Hancock does indeed provide a nice glimpse into scientific journalism. The second and third chapters focused on reporting science and interacting with scientists from a journalist's perspective. A lot of the suggestions also apply to what makes for a good science student. The final four chapters dealt with writing and some of the suggestions do cross over from journalism to other forms of writing. The first chapter was the most enjoyable; the discussions of what science is and how scientists think were gems. My favorites sections were on the mentoring process in science and the difference between scientific and legal forms of rational inquiry - truth vs. verdict.

I recommend this book mainly to people interested in becoming science writers. I believe the suggestions would help anyone reporting on my own work, for example. The suggestions and discussions in the book are also of value to scientists who wish to communicate their work.

Rating: 5 stars
Summary: important for science writers; easy and fun to read
Review: The author provides many examples of great scientific writing. Such writing involves translating difficult-to-understand abstractions into concepts easy to understand and related to our current knowledge.

Her writing was a delight to read.

"As the article proceeds, it is as if the selected facts are coated in honey, so that they slide down easy, one pill at a time. No reader will go away thinking, Boy was that turgid, I had to learn a new word just about every paragraph - even though she did."

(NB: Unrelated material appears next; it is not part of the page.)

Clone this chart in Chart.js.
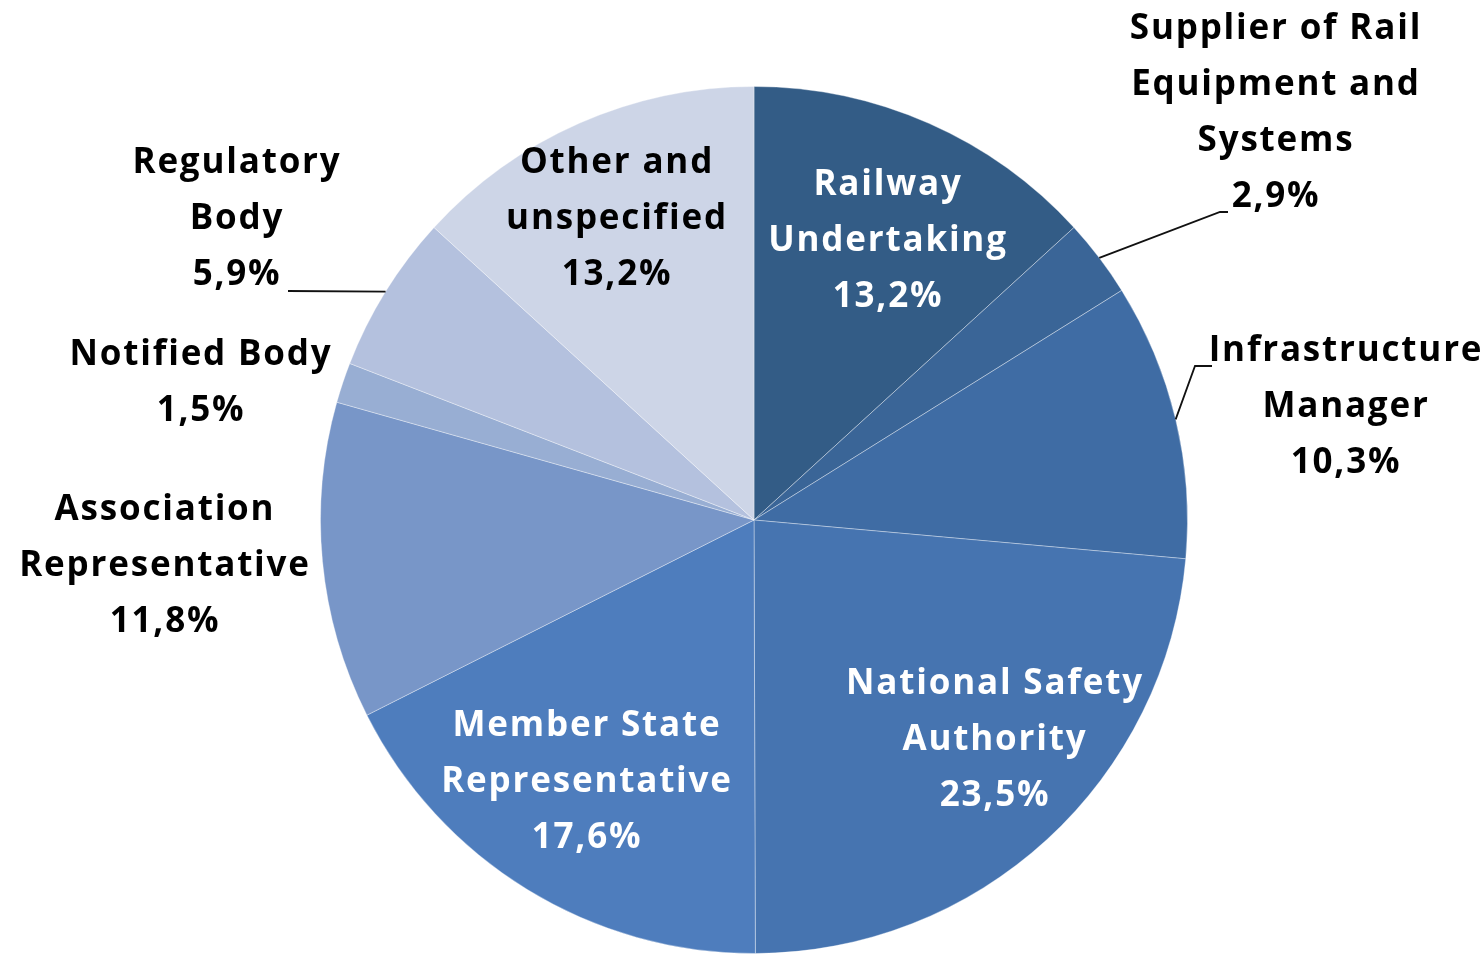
<!DOCTYPE html>
<html>
<head>
<meta charset="utf-8">
<script src="https://cdn.jsdelivr.net/npm/chart.js@4.4.1/dist/chart.umd.min.js"></script>
<style>
  html, body { margin: 0; padding: 0; background: #fff; }
  #wrap { width: 1484px; height: 955px; }
</style>
</head>
<body>
<div id="wrap"><canvas id="pie" width="1484" height="955"></canvas></div>
<script>
// categories, clockwise from 12 o'clock
const categories = [
    ['Railway', 'Undertaking'],
    ['Supplier of Rail', 'Equipment and', 'Systems'],
    ['Infrastructure', 'Manager'],
    ['National Safety', 'Authority'],
    ['Member State', 'Representative'],
    ['Association', 'Representative'],
    ['Notified Body'],
    ['Regulatory', 'Body'],
    ['Other and', 'unspecified']
];
const shares = [13.2, 2.9, 10.3, 23.5, 17.6, 11.8, 1.5, 5.9, 13.2];

const sliceColors = ['#335c86', '#3a6597', '#3f6ca4', '#4674b0', '#4e7dbd',
                     '#7896c8', '#98aed3', '#b4c1de', '#cdd5e7'];

// label placement, px offset of block centre from pie centre
const labelLayout = [
    { dx: 133,  dy: -279, color: '#fff' },
    { dx: 521,  dy: -407, color: '#000', leader: [[466, -308], [474, -308]] },
    { dx: 591,  dy: -113, color: '#000', leader: [[441, -154], [458, -154]] },
    { dx: 240,  dy: 220,  color: '#fff' },
    { dx: -168, dy: 262,  color: '#fff' },
    { dx: -590, dy: 46,   color: '#000' },
    { dx: -554, dy: -137, color: '#000' },
    { dx: -518, dy: -301, color: '#000', leader: [[-466, -229]] },
    { dx: -138, dy: -301, color: '#000' }
];

const fmt = v => v.toFixed(1).replace('.', ',') + '%';

const labelPlugin = {
    id: 'sliceLabels',
    afterDatasetsDraw(chart) {
        const ctx = chart.ctx;
        const meta = chart.getDatasetMeta(0);
        const lineH = 56;
        ctx.save();
        meta.data.forEach((arc, i) => {
            const lay = labelLayout[i];
            const cx = arc.x, cy = arc.y;
            if (lay.leader) {
                const mid = (arc.startAngle + arc.endAngle) / 2;
                ctx.beginPath();
                ctx.strokeStyle = '#111';
                ctx.lineWidth = 1.8;
                ctx.moveTo(cx + Math.cos(mid) * arc.outerRadius, cy + Math.sin(mid) * arc.outerRadius);
                lay.leader.forEach(p => ctx.lineTo(cx + p[0], cy + p[1]));
                ctx.stroke();
            }
            const lines = [].concat(chart.data.labels[i], fmt(shares[i]));
            ctx.fillStyle = lay.color;
            ctx.font = 'bold 35px "Open Sans", sans-serif';
            ctx.letterSpacing = '1.8px';
            ctx.textAlign = 'center';
            ctx.textBaseline = 'middle';
            const top = cy + lay.dy - (lines.length - 1) * lineH / 2;
            lines.forEach((t, k) => ctx.fillText(t, cx + lay.dx + 1, top + k * lineH));
        });
        ctx.restore();
    }
};

new Chart(document.getElementById('pie'), {
    type: 'pie',
    data: {
        labels: categories,
        datasets: [{
            data: shares,
            backgroundColor: sliceColors,
            borderColor: 'rgba(255,255,255,0.35)',
            borderWidth: 1
        }]
    },
    options: {
        responsive: false,
        animation: false,
        layout: { padding: { left: 24, top: 86, right: 0, bottom: 1 } },
        plugins: {
            legend: { display: false },
            tooltip: { enabled: false }
        }
    },
    plugins: [labelPlugin]
});
</script>
</body>
</html>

The book is organized into the following chapters:

1 A Matter of Attitude
2 Finding Stories
3 Finding Out: Research and the Interview
4 Writing: Getting Started adn theSTructure
5 Writing: The Nitty Gritty
6 Refining Your Draft
7 When You're Feeling Stuck

What I particularly liked:

+ her ability to use extended similes, metaphors
+ things that make scientific writing different
+ watch out for scientific mavericks
+ how to find scientific story ideas (excellent)
+ don't confuse a topic with a story idea
+ all of her material on interviewing (excellent, particularly the questions to ask)
+ focusing on the most likely reader, but also the other ones
+ her method of writing was unique (lack of exploratory free-writing, don't spill the beans on your story before you write)
+ her recommended use of organic shapes for your writing (excellent)
+ "build the picture before you supply the name" (how to define technical terms)
+ some great tips on putting on a fresh set of eyes before you start to revise and then edit.
+ re-organizing the paragraphs using their "gists"
+ "... in a term paper you tell. In a professional writing, you show."

I highly recommend this book for anyone who writes, but particularly for anyone who wants to write for the scientific or technical markets.